Tucker Perkins [00:36:12] And the podcast this time, because we’ll talk carbon capture to meteorology, to fish into fusion, to, you know, just you do pick it, we’re talking about it. A lot of talk about environmental equity and justice in ways that I think people can understand. So that podcast is found where most people find their podcast called Path to Zero. You can also find it at our website and we’re really trying to make maybe a place for everyone to go to learn more about. Renewable propane and unfortunately that website’s called propane. Com And while we love to talk to builders or forklift operators or fleets, the truth is we can also talk to people who are interested in this environmental conversation. There’s a there’s a tab there about for the environment. And we’re just we’re trying this to redo that website a bit now to make some of these conversations a little bit more prominent now. And again, we clearly have a point of view, but it’s a place for people to go and learn and and maybe interact with us a bit about different points of view. And we have as long as we are all in the same goal of improving the climate, improving our health and doing it in ways that we can afford and where I want to be a part of that solution, that’s where we are.

Stuart Turley [00:37:28] [00:37:28]In that call. Now. How do people get a hold of you for public speaking or for things like that? Or who do they get a hold of at your group? [8.0s]
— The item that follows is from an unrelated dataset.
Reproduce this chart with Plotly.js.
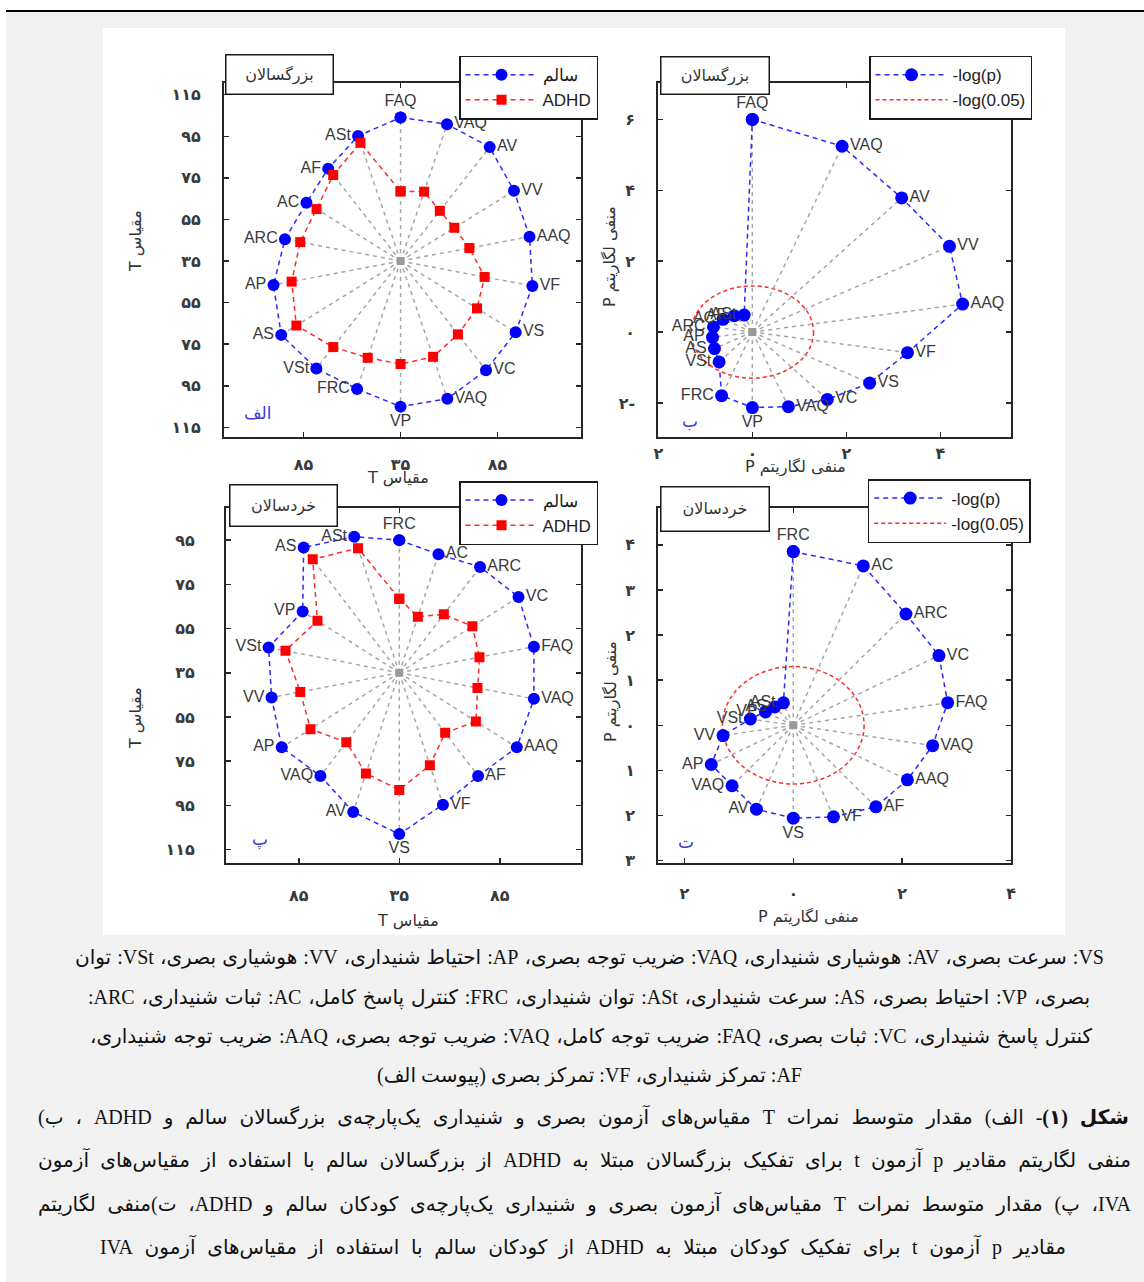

Tucker Perkins [00:37:37] Well, I think they can certainly find if they go to propane dot com, they can certainly find all kinds of ways to get to me. So that’s fine then I’ll leave it at that. But I mean, we’re we are we really are speaking all over the country and listening. And, you know, we appear at conferences quite regularly, sometimes as a speaker and sometimes just as in the audience to listen. And it’s a it’s a lovely journey, one I’m proud to be given an opportunity to do it because the conversation is nowhere near, even in the first inning. Right. We know where we are, you know, starting to think about the World Series. We’ll use our baseball analogy. We we are hardly in the top of the first inning.

Stuart Turley [00:38:22] I would agree. But I applaud you and your your humanitarian view of energy, because I think it’s all about elevating humanity out of poverty through energy. [00:38:35]So thank you very much for coming on the podcast. [1.9s]

Tucker Perkins [00:38:39] Billy. It’s always just a pleasure. Make me feel better at the end of the conversation than when I start. Thank you.

Stuart Turley [00:38:45] I wish I could do that to my wife.